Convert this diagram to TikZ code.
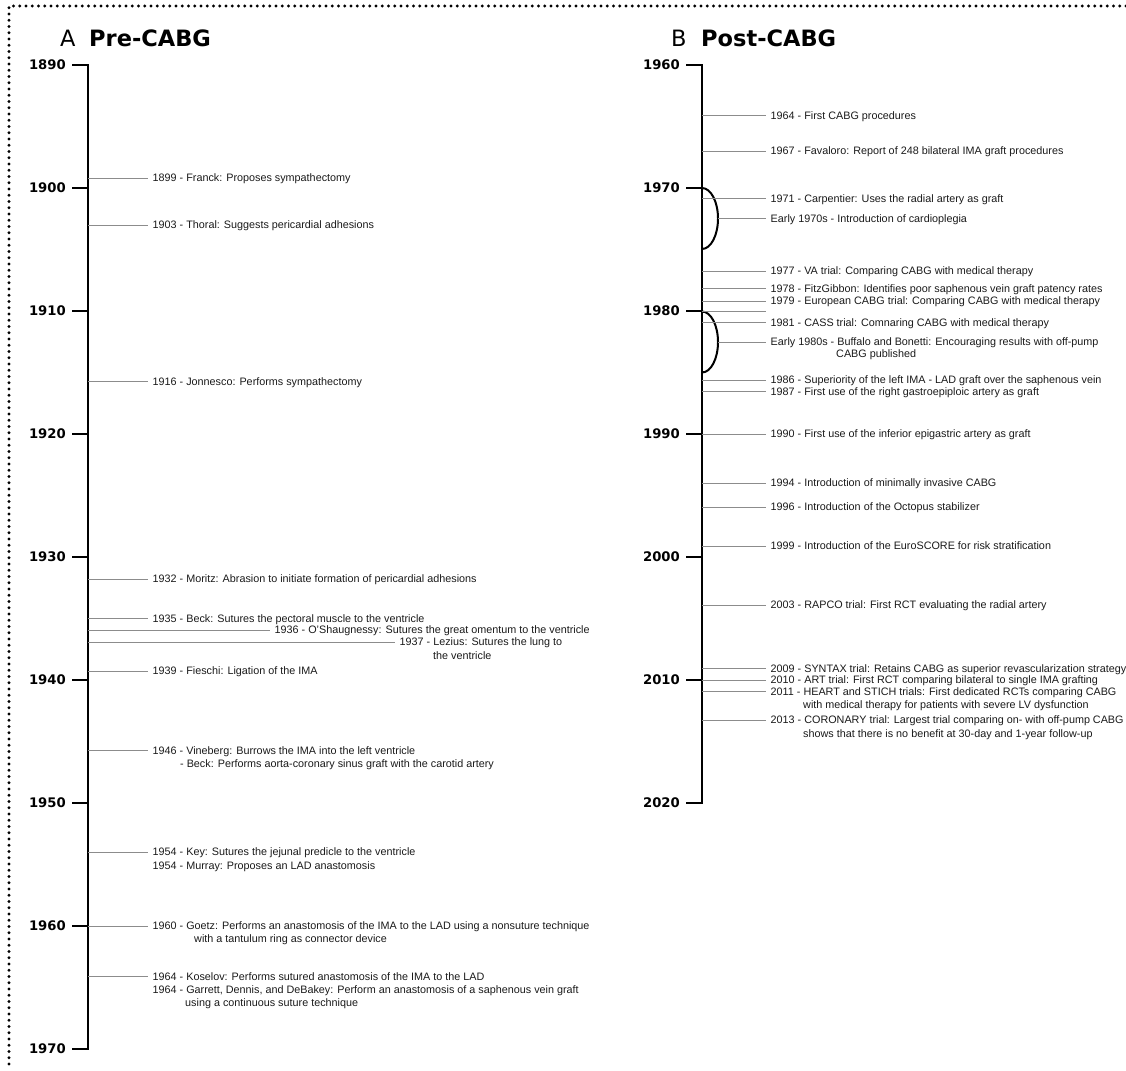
\documentclass[tikz,border=0pt]{standalone}
\usepackage{fontspec}
\setmainfont{Liberation Sans}
\newfontfamily\hdfont{DejaVu Sans}
\definecolor{leadgray}{HTML}{8C8C8C}
\definecolor{evtext}{HTML}{1A1A1A}
\tikzset{
  ev/.style={anchor=base west, inner xsep=4.5pt, inner ysep=0pt, text=evtext,
             font=\fontsize{10.8}{13}\selectfont},
  evc/.style={anchor=base west, inner sep=0pt, text=evtext,
             font=\fontsize{10.8}{13}\selectfont},
  lead/.style={draw=leadgray, line width=1pt},
  axisline/.style={line width=2.5pt, line join=miter, line cap=butt},
  tickline/.style={line width=2pt},
  yearlbl/.style={anchor=east, inner sep=0pt, font=\hdfont\bfseries\fontsize{13.2}{14}\selectfont},
  brace/.style={line width=2pt},
  border/.style={line width=3.3pt, line cap=round, dash pattern=on 0pt off 6.25pt, black}
}
\newcommand\evt[5]{%
  \coordinate (#1a) at (#2,#3);
  \node[ev] (#1) at ({#4},{#3+3.9}) {#5};
  \draw[lead] (#1a) -- (#1a -| #1.west);
}
\newcommand\evx[4]{%
  \node[evc] (#1) at ({#2},{#3+3.9}) {#4};
}
\begin{document}
\begin{tikzpicture}[x=1pt,y=-1pt]
\useasboundingbox (0,0) rectangle (1126,1070);
% dotted border
\coordinate (bTL) at (9,6);
\coordinate (bTR) at (1126,6);
\coordinate (bBL) at (9,1070);
\draw[border] (bTR) -- (bTL) -- (bBL);

% ---------- Panel A ----------
\node[anchor=base west, inner sep=0pt, font=\hdfont\fontsize{22.5}{24}\selectfont] (tA) at (60,46.7) {A};
\node[anchor=base west, inner sep=0pt, font=\hdfont\bfseries\fontsize{22.5}{24}\selectfont] (tPre) at (89,46.7) {Pre-CABG};

\coordinate (L0) at (88,65);
\coordinate (L8) at (88,1049);
\draw[axisline] (72,65) -- (L0) -- (L8) -- (72,1049);
\foreach \i/\yr in {0/1890,1/1900,2/1910,3/1920,4/1930,5/1940,6/1950,7/1960,8/1970}{
  \node[yearlbl] (yl\yr) at (66,{65+123*\i}) {\yr};
}
\foreach \i in {1,...,7}{
  \draw[tickline] (72,{65+123*\i}) -- (88,{65+123*\i});
}

\evt{e1899}{88}{178}{148}{1899 - Franck: Proposes sympathectomy}
\evt{e1903}{88}{225}{148}{1903 - Thoral: Suggests pericardial adhesions}
\evt{e1916}{88}{381.7}{148}{1916 - Jonnesco: Performs sympathectomy}
\evt{e1932}{88}{579}{148}{1932 - Moritz: Abrasion to initiate formation of pericardial adhesions}
\evt{e1935}{88}{618.7}{148}{1935 - Beck: Sutures the pectoral muscle to the ventricle}
\evt{e1936}{88}{630}{270}{1936 - O’Shaugnessy: Sutures the great omentum to the ventricle}
\evt{e1937}{88}{642}{395}{1937 - Lezius: Sutures the lung to}
\evx{e1937b}{433}{655.5}{the ventricle}
\evt{e1939}{88}{671}{148}{1939 - Fieschi: Ligation of the IMA}
\evt{e1946}{88}{750.7}{148}{1946 - Vineberg: Burrows the IMA into the left ventricle}
\evx{e1946b}{180}{764}{- Beck: Performs aorta-coronary sinus graft with the carotid artery}
\evt{e1954}{88}{852}{148}{1954 - Key: Sutures the jejunal predicle to the ventricle}
\evx{e1954b}{152.5}{865.3}{1954 - Murray: Proposes an LAD anastomosis}
\evt{e1960}{88}{926}{148}{1960 - Goetz: Performs an anastomosis of the IMA to the LAD using a nonsuture technique}
\evx{e1960b}{194}{938.5}{with a tantulum ring as connector device}
\evt{e1964}{88}{976.7}{148}{1964 - Koselov: Performs sutured anastomosis of the IMA to the LAD}
\evx{e1964b}{152.5}{989.5}{1964 - Garrett, Dennis, and DeBakey: Perform an anastomosis of a saphenous vein graft}
\evx{e1964c}{185}{1002.7}{using a continuous suture technique}

% ---------- Panel B ----------
\node[anchor=base west, inner sep=0pt, font=\hdfont\fontsize{22.5}{24}\selectfont] (tB) at (671,46.7) {B};
\node[anchor=base west, inner sep=0pt, font=\hdfont\bfseries\fontsize{22.5}{24}\selectfont] (tPost) at (701,46.7) {Post-CABG};

\coordinate (R0) at (702,65);
\coordinate (R6) at (702,803);
\draw[axisline] (686,65) -- (R0) -- (R6) -- (686,803);
\foreach \i/\yr in {0/1960,1/1970,2/1980,3/1990,4/2000,5/2010,6/2020}{
  \node[yearlbl] (yr\yr) at (680,{65+123*\i}) {\yr};
}
\foreach \i in {1,...,5}{
  \draw[tickline] (686,{65+123*\i}) -- (702,{65+123*\i});
}
% brackets
\coordinate (br70s) at (702,188);
\coordinate (br80s) at (702,311.5);
\draw[brace] (br70s) arc[start angle=-90, end angle=90, x radius=16, y radius=30.5];
\draw[brace] (br80s) arc[start angle=-90, end angle=90, x radius=16, y radius=30.5];

\evt{f1964}{702}{116}{766}{1964 - First CABG procedures}
\evt{f1967}{702}{151}{766}{1967 - Favaloro: Report of 248 bilateral IMA graft procedures}
\evt{f1971}{702}{198.3}{766}{1971 - Carpentier: Uses the radial artery as graft}
\evt{f1970s}{718}{218.5}{766}{Early 1970s - Introduction of cardioplegia}
\evt{f1977}{702}{271}{766}{1977 - VA trial: Comparing CABG with medical therapy}
\evt{f1978}{702}{288.7}{766}{1978 - FitzGibbon: Identifies poor saphenous vein graft patency rates}
\evt{f1979}{702}{301}{766}{1979 - European CABG trial: Comparing CABG with medical therapy}
\coordinate (f1980a) at (702,311.7);
\coordinate (f1980b) at (766,311.7);
\draw[lead] (f1980a) -- (f1980b);
\evt{f1981}{702}{322.3}{766}{1981 - CASS trial: Comnaring CABG with medical therapy}
\evt{f1980s}{718}{342}{766}{Early 1980s - Buffalo and Bonetti: Encouraging results with off-pump}
\evx{f1980sb}{836}{353.8}{CABG published}
\evt{f1986}{702}{380}{766}{1986 - Superiority of the left IMA - LAD graft over the saphenous vein}
\evt{f1987}{702}{391.7}{766}{1987 - First use of the right gastroepiploic artery as graft}
\evt{f1990}{702}{434}{766}{1990 - First use of the inferior epigastric artery as graft}
\evt{f1994}{702}{483}{766}{1994 - Introduction of minimally invasive CABG}
\evt{f1996}{702}{507}{766}{1996 - Introduction of the Octopus stabilizer}
\evt{f1999}{702}{546}{766}{1999 - Introduction of the EuroSCORE for risk stratification}
\evt{f2003}{702}{605}{766}{2003 - RAPCO trial: First RCT evaluating the radial artery}
\evt{f2009}{702}{668.3}{766}{2009 - SYNTAX trial: Retains CABG as superior revascularization strategy}
\evt{f2010}{702}{680}{766}{2010 - ART trial: First RCT comparing bilateral to single IMA grafting}
\evt{f2011}{702}{691.5}{766}{2011 - HEART and STICH trials: First dedicated RCTs comparing CABG}
\evx{f2011b}{803}{705}{with medical therapy for patients with severe LV dysfunction}
\evt{f2013}{702}{720}{766}{2013 - CORONARY trial: Largest trial comparing on- with off-pump CABG}
\evx{f2013b}{803}{733.3}{shows that there is no benefit at 30-day and 1-year follow-up}
\end{tikzpicture}
\end{document}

#### Problem statement:
In your copy, leave out the pictures and reproduce the material above exactly.

#### Written solution:
Convert this diagram to TikZ code.
\documentclass[tikz,border=0pt]{standalone}
\usepackage{fontspec}
\setmainfont{Liberation Sans}
\newfontfamily\hdfont{DejaVu Sans}
\definecolor{leadgray}{HTML}{8C8C8C}
\definecolor{evtext}{HTML}{1A1A1A}
\tikzset{
  ev/.style={anchor=base west, inner xsep=4.5pt, inner ysep=0pt, text=evtext,
             font=\fontsize{10.8}{13}\selectfont},
  evc/.style={anchor=base west, inner sep=0pt, text=evtext,
             font=\fontsize{10.8}{13}\selectfont},
  lead/.style={draw=leadgray, line width=1pt},
  axisline/.style={line width=2.5pt, line join=miter, line cap=butt},
  tickline/.style={line width=2pt},
  yearlbl/.style={anchor=east, inner sep=0pt, font=\hdfont\bfseries\fontsize{13.2}{14}\selectfont},
  brace/.style={line width=2pt},
  border/.style={line width=3.3pt, line cap=round, dash pattern=on 0pt off 6.25pt, black}
}
\newcommand\evt[5]{%
  \coordinate (#1a) at (#2,#3);
  \node[ev] (#1) at ({#4},{#3+3.9}) {#5};
  \draw[lead] (#1a) -- (#1a -| #1.west);
}
\newcommand\evx[4]{%
  \node[evc] (#1) at ({#2},{#3+3.9}) {#4};
}
\begin{document}
\begin{tikzpicture}[x=1pt,y=-1pt]
\useasboundingbox (0,0) rectangle (1126,1070);
% dotted border
\coordinate (bTL) at (9,6);
\coordinate (bTR) at (1126,6);
\coordinate (bBL) at (9,1070);
\draw[border] (bTR) -- (bTL) -- (bBL);

% ---------- Panel A ----------
\node[anchor=base west, inner sep=0pt, font=\hdfont\fontsize{22.5}{24}\selectfont] (tA) at (60,46.7) {A};
\node[anchor=base west, inner sep=0pt, font=\hdfont\bfseries\fontsize{22.5}{24}\selectfont] (tPre) at (89,46.7) {Pre-CABG};

\coordinate (L0) at (88,65);
\coordinate (L8) at (88,1049);
\draw[axisline] (72,65) -- (L0) -- (L8) -- (72,1049);
\foreach \i/\yr in {0/1890,1/1900,2/1910,3/1920,4/1930,5/1940,6/1950,7/1960,8/1970}{
  \node[yearlbl] (yl\yr) at (66,{65+123*\i}) {\yr};
}
\foreach \i in {1,...,7}{
  \draw[tickline] (72,{65+123*\i}) -- (88,{65+123*\i});
}

\evt{e1899}{88}{178}{148}{1899 - Franck: Proposes sympathectomy}
\evt{e1903}{88}{225}{148}{1903 - Thoral: Suggests pericardial adhesions}
\evt{e1916}{88}{381.7}{148}{1916 - Jonnesco: Performs sympathectomy}
\evt{e1932}{88}{579}{148}{1932 - Moritz: Abrasion to initiate formation of pericardial adhesions}
\evt{e1935}{88}{618.7}{148}{1935 - Beck: Sutures the pectoral muscle to the ventricle}
\evt{e1936}{88}{630}{270}{1936 - O’Shaugnessy: Sutures the great omentum to the ventricle}
\evt{e1937}{88}{642}{395}{1937 - Lezius: Sutures the lung to}
\evx{e1937b}{433}{655.5}{the ventricle}
\evt{e1939}{88}{671}{148}{1939 - Fieschi: Ligation of the IMA}
\evt{e1946}{88}{750.7}{148}{1946 - Vineberg: Burrows the IMA into the left ventricle}
\evx{e1946b}{180}{764}{- Beck: Performs aorta-coronary sinus graft with the carotid artery}
\evt{e1954}{88}{852}{148}{1954 - Key: Sutures the jejunal predicle to the ventricle}
\evx{e1954b}{152.5}{865.3}{1954 - Murray: Proposes an LAD anastomosis}
\evt{e1960}{88}{926}{148}{1960 - Goetz: Performs an anastomosis of the IMA to the LAD using a nonsuture technique}
\evx{e1960b}{194}{938.5}{with a tantulum ring as connector device}
\evt{e1964}{88}{976.7}{148}{1964 - Koselov: Performs sutured anastomosis of the IMA to the LAD}
\evx{e1964b}{152.5}{989.5}{1964 - Garrett, Dennis, and DeBakey: Perform an anastomosis of a saphenous vein graft}
\evx{e1964c}{185}{1002.7}{using a continuous suture technique}

% ---------- Panel B ----------
\node[anchor=base west, inner sep=0pt, font=\hdfont\fontsize{22.5}{24}\selectfont] (tB) at (671,46.7) {B};
\node[anchor=base west, inner sep=0pt, font=\hdfont\bfseries\fontsize{22.5}{24}\selectfont] (tPost) at (701,46.7) {Post-CABG};

\coordinate (R0) at (702,65);
\coordinate (R6) at (702,803);
\draw[axisline] (686,65) -- (R0) -- (R6) -- (686,803);
\foreach \i/\yr in {0/1960,1/1970,2/1980,3/1990,4/2000,5/2010,6/2020}{
  \node[yearlbl] (yr\yr) at (680,{65+123*\i}) {\yr};
}
\foreach \i in {1,...,5}{
  \draw[tickline] (686,{65+123*\i}) -- (702,{65+123*\i});
}
% brackets
\coordinate (br70s) at (702,188);
\coordinate (br80s) at (702,311.5);
\draw[brace] (br70s) arc[start angle=-90, end angle=90, x radius=16, y radius=30.5];
\draw[brace] (br80s) arc[start angle=-90, end angle=90, x radius=16, y radius=30.5];

\evt{f1964}{702}{116}{766}{1964 - First CABG procedures}
\evt{f1967}{702}{151}{766}{1967 - Favaloro: Report of 248 bilateral IMA graft procedures}
\evt{f1971}{702}{198.3}{766}{1971 - Carpentier: Uses the radial artery as graft}
\evt{f1970s}{718}{218.5}{766}{Early 1970s - Introduction of cardioplegia}
\evt{f1977}{702}{271}{766}{1977 - VA trial: Comparing CABG with medical therapy}
\evt{f1978}{702}{288.7}{766}{1978 - FitzGibbon: Identifies poor saphenous vein graft patency rates}
\evt{f1979}{702}{301}{766}{1979 - European CABG trial: Comparing CABG with medical therapy}
\coordinate (f1980a) at (702,311.7);
\coordinate (f1980b) at (766,311.7);
\draw[lead] (f1980a) -- (f1980b);
\evt{f1981}{702}{322.3}{766}{1981 - CASS trial: Comnaring CABG with medical therapy}
\evt{f1980s}{718}{342}{766}{Early 1980s - Buffalo and Bonetti: Encouraging results with off-pump}
\evx{f1980sb}{836}{353.8}{CABG published}
\evt{f1986}{702}{380}{766}{1986 - Superiority of the left IMA - LAD graft over the saphenous vein}
\evt{f1987}{702}{391.7}{766}{1987 - First use of the right gastroepiploic artery as graft}
\evt{f1990}{702}{434}{766}{1990 - First use of the inferior epigastric artery as graft}
\evt{f1994}{702}{483}{766}{1994 - Introduction of minimally invasive CABG}
\evt{f1996}{702}{507}{766}{1996 - Introduction of the Octopus stabilizer}
\evt{f1999}{702}{546}{766}{1999 - Introduction of the EuroSCORE for risk stratification}
\evt{f2003}{702}{605}{766}{2003 - RAPCO trial: First RCT evaluating the radial artery}
\evt{f2009}{702}{668.3}{766}{2009 - SYNTAX trial: Retains CABG as superior revascularization strategy}
\evt{f2010}{702}{680}{766}{2010 - ART trial: First RCT comparing bilateral to single IMA grafting}
\evt{f2011}{702}{691.5}{766}{2011 - HEART and STICH trials: First dedicated RCTs comparing CABG}
\evx{f2011b}{803}{705}{with medical therapy for patients with severe LV dysfunction}
\evt{f2013}{702}{720}{766}{2013 - CORONARY trial: Largest trial comparing on- with off-pump CABG}
\evx{f2013b}{803}{733.3}{shows that there is no benefit at 30-day and 1-year follow-up}
\end{tikzpicture}
\end{document}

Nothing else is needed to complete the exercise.